President Merkin Muffley: “I will not go down in history as the greatest mass-murderer since Adolf Hitler.”
General Turgidson: “Perhaps it might be better, Mr. President, if you were more concerned with the American people than with your image in the history books.”
The genius of Stanley Kubrick’s film is that it accurately represents the cold war’s lunacy and dangers. Most of the characters are based on real people and real maniacs. There is no equivalent to Strangelove today, because popular culture is directed almost entirely at our interior lives, as if identity is the moral zeitgeist and true satire is redundant; yet the dangers are the same. The nuclear clock has remained at five minutes to midnight; the same false flags are hoisted above the same targets by the same “invisible government”, as Edward Bernays, the inventor of public relations, described modern propaganda.

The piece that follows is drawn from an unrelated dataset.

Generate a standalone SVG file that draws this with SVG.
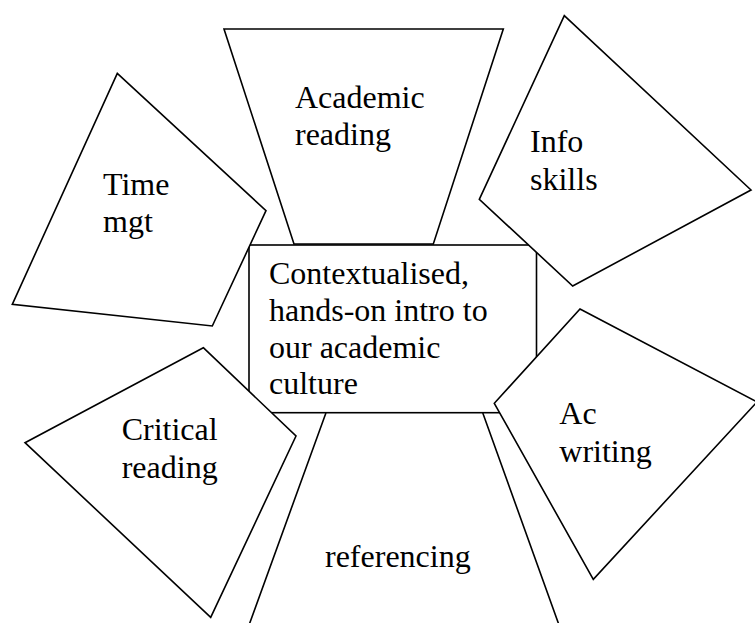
<svg xmlns="http://www.w3.org/2000/svg" width="755" height="623" viewBox="0 0 755 623">
<style>
.s{fill:#fff;stroke:#000;stroke-width:1.6;stroke-linejoin:miter}
.t{font-family:"Liberation Serif","Times New Roman",serif;font-size:32px;fill:#000}
</style>
<rect width="755" height="623" fill="#fff"/>
<g id="center">
<rect class="s" x="249" y="245" width="287.5" height="167.7"/>
<text class="t" x="269" y="284">Contextualised,</text>
<text class="t" x="269" y="321">hands-on intro to</text>
<text class="t" x="269" y="357.7">our academic</text>
<text class="t" x="269" y="394.3">culture</text>
</g>
<g id="time-mgt">
<polygon class="s" points="117.3,73.3 266,210.7 212.3,326 12.3,304.3"/>
<text class="t" x="103" y="195">Time</text>
<text class="t" x="103" y="231.7">mgt</text>
</g>
<g id="academic-reading">
<polygon class="s" points="224,29 503.3,29 433.3,244 294,244"/>
<text class="t" x="295" y="108.3">Academic</text>
<text class="t" x="295" y="145">reading</text>
</g>
<g id="info-skills">
<polygon class="s" points="564.3,15.7 751,190 572.7,286 479.3,199.3"/>
<text class="t" x="530" y="151.7">Info</text>
<text class="t" x="530" y="190">skills</text>
</g>
<g id="critical-reading">
<polygon class="s" points="203.3,347.7 296,436 210.7,617.3 25,442.7"/>
<text class="t" x="121.7" y="440">Critical</text>
<text class="t" x="121.7" y="477.7">reading</text>
</g>
<g id="referencing">
<polygon class="s" points="326,412.7 482.7,412.7 568,650 240,650"/>
<text class="t" x="325" y="566.7">referencing</text>
</g>
<g id="ac-writing">
<polygon class="s" points="580,309 757,402 593.3,579.3 494.3,403.3"/>
<text class="t" x="559.3" y="424">Ac</text>
<text class="t" x="559.3" y="461.7">writing</text>
</g>
<g id="connectors"></g>
</svg>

In 1964, the year Strangelove was made, “the missile gap” was the false flag. In order to build more and bigger nuclear weapons and pursue an undeclared policy of domination, President John Kennedy approved the CIA’s propaganda that the Soviet Union was well ahead of the US in the production of Intercontinental Ballistic Missiles. This filled front pages as the “Russian threat”. In fact, the Americans were so far ahead in the production of ICBMs, the Russians never approached them. The cold war was based largely on this lie.

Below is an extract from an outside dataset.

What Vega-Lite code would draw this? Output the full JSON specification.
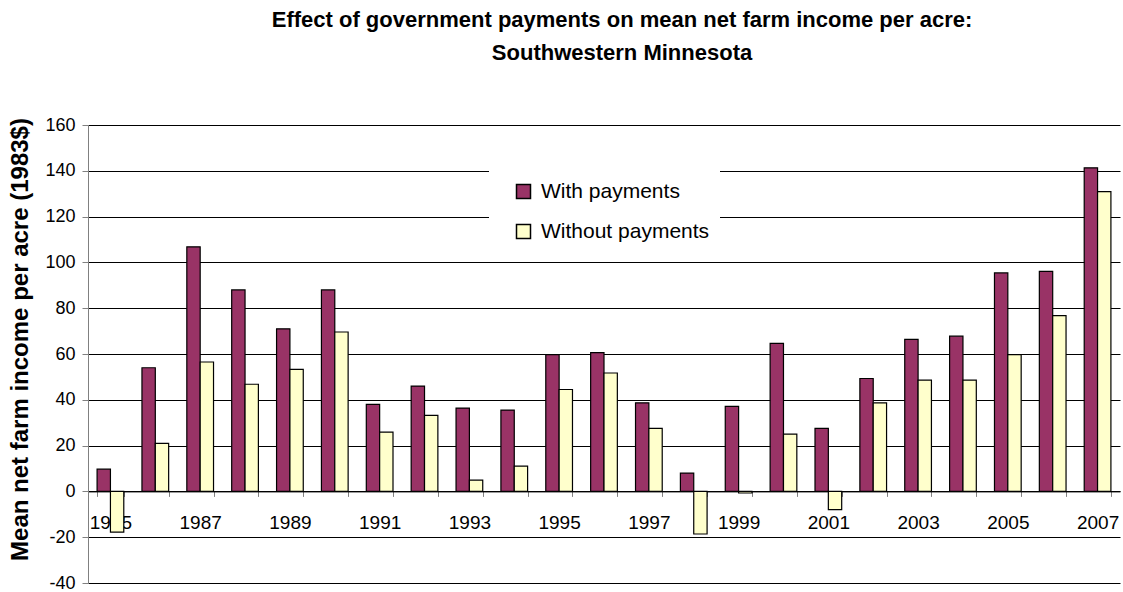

Since the collapse of the Soviet Union, the US has ringed Russia with military bases, nuclear warplanes and missiles as part of its “Nato Enlargement Project”. Reneging a US promise to Soviet President Mikhail Gorbachev in 1990 that Nato would not expand “one inch to the east”, Nato has all but taken over eastern Europe. In the former Soviet Caucuses, Nato’s military build-up is the most extensive since the second world war.